Fed: Economy Feels Government Shutdown, Harsh Winter Weather

Written by Tim Triplett

U.S. economic activity continued to expand in late January and February, but might have expanded more were it not for the government shutdown and harsh winter weather conditions, reports the Federal Reserve in its March 6 Beige Book. Ten of the Fed Districts reported slight-to-moderate growth, while Philadelphia and St. Louis reported flat economic conditions.

About half of the Districts noted that the government shutdown had led to slower economic activity in some sectors including retail, auto sales, tourism, real estate, restaurants, manufacturing and staffing services. Consumer spending activity was mixed across the country, with contacts from several Districts attributing lower retail and auto sales to harsh winter weather and to higher costs of credit.

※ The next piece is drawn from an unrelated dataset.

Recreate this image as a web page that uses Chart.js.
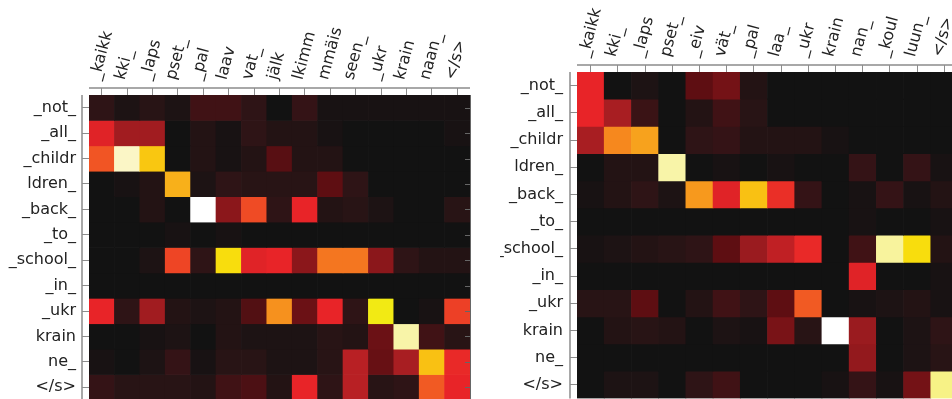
<!DOCTYPE html>
<html>
<head>
<meta charset="utf-8">
<script src="https://cdn.jsdelivr.net/npm/chart.js@4.4.1/dist/chart.umd.min.js"></script>
<style>
  html, body { margin: 0; padding: 0; background: #fff; width: 952px; height: 399px; overflow: hidden; }
  canvas { position: absolute; top: 0; }
</style>
</head>
<body>
<canvas id="left" width="480" height="400" style="left:0px"></canvas>
<canvas id="right" width="460" height="400" style="left:500px"></canvas>
<script>
// source sentence pieces (rows) and target pieces (columns)
const rowLabels = ["_not_", "_all_", "_childr", "ldren_", "_back_", "_to_", "_school_", "_in_", "_ukr", "krain", "ne_", "</s>"];
const colsLeft = ["_kaikk", "kki_", "_laps", "pset_", "_pal", "laav", "vat_", "jälk", "lkimm", "mmäis", "seen_", "_ukr", "krain", "naan_", "</s>"];
const colsRight = ["_kaikk", "kki_", "_laps", "pset_", "_eiv", "vät_", "_pal", "laa_", "_ukr", "krain", "nan_", "_koul", "luun_", "</s>"];

// attention weights, one array per row
const attnLeft = [
  [0.05, 0.02, 0.04, 0.02, 0.08, 0.08, 0.05, 0.00, 0.06, 0.01, 0.01, 0.01, 0.01, 0.01, 0.01],
  [0.33, 0.25, 0.25, 0.00, 0.03, 0.01, 0.05, 0.03, 0.03, 0.01, 0.00, 0.00, 0.00, 0.00, 0.01],
  [0.43, 0.92, 0.67, 0.00, 0.03, 0.01, 0.03, 0.12, 0.03, 0.03, 0.00, 0.00, 0.00, 0.00, 0.00],
  [0.00, 0.01, 0.03, 0.63, 0.02, 0.05, 0.04, 0.04, 0.04, 0.13, 0.05, 0.00, 0.00, 0.00, 0.00],
  [0.00, 0.00, 0.03, 0.00, 1.00, 0.22, 0.41, 0.05, 0.34, 0.03, 0.04, 0.02, 0.00, 0.00, 0.04],
  [0.00, 0.00, 0.00, 0.01, 0.00, 0.01, 0.00, 0.00, 0.00, 0.00, 0.00, 0.00, 0.00, 0.00, 0.00],
  [0.00, 0.00, 0.02, 0.40, 0.05, 0.71, 0.33, 0.34, 0.22, 0.50, 0.50, 0.22, 0.05, 0.03, 0.03],
  [0.00, 0.00, 0.00, 0.00, 0.00, 0.00, 0.00, 0.00, 0.00, 0.00, 0.00, 0.00, 0.00, 0.00, 0.00],
  [0.34, 0.05, 0.25, 0.03, 0.02, 0.03, 0.11, 0.56, 0.16, 0.34, 0.05, 0.74, 0.00, 0.01, 0.39],
  [0.00, 0.00, 0.01, 0.02, 0.00, 0.03, 0.02, 0.02, 0.02, 0.04, 0.03, 0.16, 0.87, 0.08, 0.04],
  [0.01, 0.00, 0.02, 0.06, 0.01, 0.04, 0.04, 0.02, 0.02, 0.04, 0.28, 0.15, 0.26, 0.66, 0.35],
  [0.06, 0.04, 0.04, 0.04, 0.03, 0.08, 0.10, 0.03, 0.34, 0.05, 0.28, 0.04, 0.05, 0.44, 0.34]
];
const attnRight = [
  [0.34, 0.00, 0.02, 0.00, 0.13, 0.18, 0.03, 0.00, 0.00, 0.00, 0.00, 0.00, 0.00, 0.00],
  [0.34, 0.26, 0.07, 0.00, 0.03, 0.08, 0.04, 0.00, 0.00, 0.00, 0.00, 0.00, 0.00, 0.00],
  [0.26, 0.54, 0.60, 0.00, 0.05, 0.06, 0.03, 0.03, 0.03, 0.01, 0.00, 0.00, 0.00, 0.00],
  [0.00, 0.03, 0.03, 0.87, 0.00, 0.01, 0.00, 0.01, 0.00, 0.00, 0.06, 0.00, 0.06, 0.01],
  [0.01, 0.03, 0.05, 0.02, 0.58, 0.33, 0.66, 0.36, 0.06, 0.00, 0.01, 0.06, 0.01, 0.03],
  [0.00, 0.00, 0.00, 0.00, 0.00, 0.00, 0.00, 0.00, 0.00, 0.00, 0.01, 0.00, 0.00, 0.01],
  [0.01, 0.02, 0.03, 0.04, 0.05, 0.13, 0.24, 0.29, 0.35, 0.00, 0.08, 0.86, 0.71, 0.03],
  [0.00, 0.00, 0.00, 0.00, 0.00, 0.00, 0.00, 0.00, 0.00, 0.00, 0.33, 0.00, 0.00, 0.01],
  [0.04, 0.04, 0.13, 0.00, 0.03, 0.08, 0.05, 0.13, 0.44, 0.00, 0.01, 0.02, 0.03, 0.01],
  [0.00, 0.03, 0.04, 0.03, 0.00, 0.02, 0.01, 0.19, 0.04, 1.00, 0.24, 0.00, 0.02, 0.05],
  [0.00, 0.00, 0.00, 0.00, 0.00, 0.00, 0.00, 0.00, 0.00, 0.00, 0.23, 0.00, 0.02, 0.04],
  [0.00, 0.02, 0.02, 0.00, 0.05, 0.08, 0.00, 0.00, 0.00, 0.01, 0.06, 0.01, 0.18, 0.84]
];

// "hot"-like colormap, stops
const cmap = [
  [0.00, [18, 18, 18]],
  [0.05, [46, 20, 22]],
  [0.13, [94, 14, 18]],
  [0.20, [125, 20, 24]],
  [0.26, [168, 30, 34]],
  [0.34, [232, 36, 40]],
  [0.42, [240, 80, 36]],
  [0.52, [245, 128, 31]],
  [0.62, [248, 170, 28]],
  [0.70, [250, 216, 10]],
  [0.74, [242, 234, 20]],
  [0.87, [248, 244, 168]],
  [0.93, [251, 246, 204]],
  [1.00, [255, 255, 255]]
];
function hot(v) {
  for (let i = 1; i < cmap.length; i++) {
    if (v <= cmap[i][0]) {
      const [v0, c0] = cmap[i - 1], [v1, c1] = cmap[i];
      const t = (v - v0) / (v1 - v0);
      const c = c0.map((x, k) => Math.round(x + (c1[k] - x) * t));
      return `rgb(${c[0]},${c[1]},${c[2]})`;
    }
  }
  return "rgb(255,255,255)";
}

const TICK = 7;
const spines = {
  id: "spines",
  afterDraw(chart) {
    const { ctx, chartArea: a } = chart;
    ctx.save();
    ctx.strokeStyle = "#8c8c8c";
    ctx.lineWidth = 1.5;
    ctx.beginPath();
    ctx.moveTo(a.left, a.top - TICK); ctx.lineTo(a.right, a.top - TICK);
    ctx.moveTo(a.left - TICK, a.top); ctx.lineTo(a.left - TICK, a.bottom);
    ctx.stroke();
    // right edge ticks pointing in
    ctx.lineWidth = 1;
    ctx.strokeStyle = "#666";
    ctx.beginPath();
    ctx.moveTo(a.right + 0.5, a.top); ctx.lineTo(a.right + 0.5, a.bottom);
    chart.scales.y.ticks.forEach(t => {
      const y = Math.round(chart.scales.y.getPixelForValue(t.value)) + 0.5;
      ctx.moveTo(a.right - 5, y); ctx.lineTo(a.right, y);
    });
    ctx.stroke();
    ctx.restore();
  }
};

function heatmap(id, cols, attn, leftW, topH, pad, labelPad) {
  return new Chart(document.getElementById(id), {
    type: "bar",
    data: {
      labels: cols,
      datasets: rowLabels.map((r, i) => ({
        label: r,
        data: cols.map(() => 1),
        backgroundColor: attn[i].map(hot),
        borderWidth: 0,
        barPercentage: 1,
        categoryPercentage: 1,
        stack: "rows"
      }))
    },
    options: {
      responsive: false,
      animation: false,
      layout: { padding: pad },
      plugins: { legend: { display: false }, tooltip: { enabled: false } },
      scales: {
        x: {
          position: "top",
          stacked: true,
          afterFit: s => { s.height = topH; s.paddingLeft = 0; s.paddingRight = 0; },
          border: { display: false },
          grid: { offset: false, drawOnChartArea: false, tickLength: TICK, color: "#8c8c8c" },
          ticks: {
            autoSkip: false, minRotation: 75, maxRotation: 75, padding: 6, labelOffset: 12,
            color: "#222", font: { family: "DejaVu Sans", size: 16 }
          }
        },
        y: {
          stacked: true,
          reverse: true,
          min: 0,
          max: rowLabels.length,
          afterFit: s => { s.width = leftW; s.paddingTop = 0; s.paddingBottom = 0; },
          afterBuildTicks: s => { s.ticks = rowLabels.map((r, i) => ({ value: i + 0.5 })); },
          border: { display: false },
          grid: { drawOnChartArea: false, tickLength: TICK, color: "#8c8c8c" },
          ticks: {
            padding: labelPad, color: "#222", font: { family: "DejaVu Sans", size: 16 },
            callback: v => rowLabels[Math.floor(v)]
          }
        }
      }
    },
    plugins: [spines]
  });
}

heatmap("left", colsLeft, attnLeft, 89, 95, { left: 0, top: 0, right: 10, bottom: 0 }, 6);
heatmap("right", colsRight, attnRight, 77, 72, { left: 0, top: 0, right: 2, bottom: 1.6 }, 7);
</script>
</body>
</html>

Manufacturing activity strengthened on balance, but numerous manufacturing contacts conveyed concerns about weakening global demand, higher costs due to tariffs, and ongoing trade policy uncertainty.

Activity in the nonfinancial services sector increased at a modest-to-moderate pace in most Districts, driven in part by growth in the professional, scientific and technical services sub-sector.

Residential construction activity was steady or slightly higher across most of the U.S., but residential home sales were generally lower. Several real estate contacts noted that inventories had risen slightly but remained historically low, while home prices continued to appreciate but at a slightly slower pace. Agricultural conditions remained weak, and energy activity was mixed across Districts, the Fed reported.

Employment and Wages

Employment increased in most Districts, although labor markets remained tight for all skill levels, including notable worker shortages in information technology, manufacturing, trucking, restaurants and construction. Labor shortages are restricting employment growth in some areas. Wages continued to increase for both low- and high-skilled positions across the nation, as did nonwage forms of employee compensation, including bonuses, relocation assistance, vacation time and flexible work arrangements.

Prices on the Increase

Prices continued to increase at a modest-to-moderate pace, with several Districts noting faster growth for input prices than selling prices. The ability to pass on higher input costs to consumers varied by region and industry, depending on demand and industry competition. A few Districts continued to report upward price pressures from tariffs on certain goods and services. However, several Districts noted that the price of steel, which has been impacted by tariffs, had stabilized or fallen recently.